For one to farm successfully with chickens for either egg production (layers) or meat (broilers), it is of great importance to implement a certain production system. By definition, a chicken production system is the way or method in which chickens are kept and raised in order to produce eggs or meat in a specific period.
Chickens can be reared in one of the following production systems; free-range, semi-intensive and intensive. In most rural areas of Namibia, the free-range production system is commonly practiced.
In this system, the farmer‘s responsibility is to buy the chickens and he/she does not have to provide them with shelter. The chickens must find their own shelter, normally they sleep in trees, old houses or any place that seems safe and they must find their own food and water. In this type of system, the farmer has no form of management, as his/her chickens are not vaccinated against diseases or parasites.
This production system has the least costs of production, but because the chickens are not cared for, their productivity is also very low. Moreover, this system is also very risky as the chickens are vulnerable to disease outbreaks and parasites. Furthermore, free-range systems are not good for egg production as the chickens may lay eggs wherever they find themselves and dogs may consume the eggs before they are collected. Further to this, the chickens are also vulnerable to predators and theft.

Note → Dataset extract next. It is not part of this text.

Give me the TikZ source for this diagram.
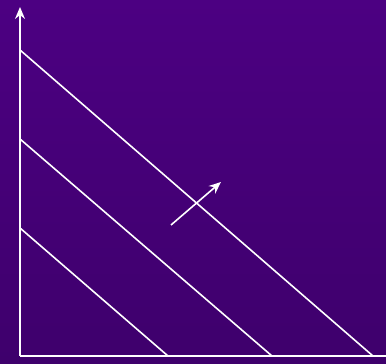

The second chicken production system is known as the semi-intensive production system (modern free range), in this system the farmer is responsible for providing his/her chickens with housing, water, feed and on an occasional basis the chickens receive medical attention when necessary. In this system, a roaming area is constructed around the chicken house so the chickens can wander around during the day to look for additional food. This system provides protection against predators, theft and parasites to a small extent.
The third and last production system for farming with chickens is known as the intensive production system. With this system, the chickens are kept indoors for the full production cycle and it is the farmer‘s responsibility to ensure that all inputs (shelter, feed, water and medical attention) are provided throughout. This system is normally implemented when one engages in commercial poultry production operations.
The farmer must implement production practices such as cleaning of the house, replenishing the feeders and drinkers with fresh and clean feed every morning and evening. Moreover, in this type of system, the farmer must ensure adherence to regulations or standards set by the poultry association such as the mandatory vaccination of chickens against notifiable diseases (Newcastle Disease, Infectious Bronchitis and all other diseases) to be able to have access to formal markets.
In conclusion, whichever type of production system you decide to adopt, your inputs, as a farmer will determine the output of your chicken farming operation. Therefore, for each system you undertake please ensure that it enables your poultry enterprise to be productive and profitable.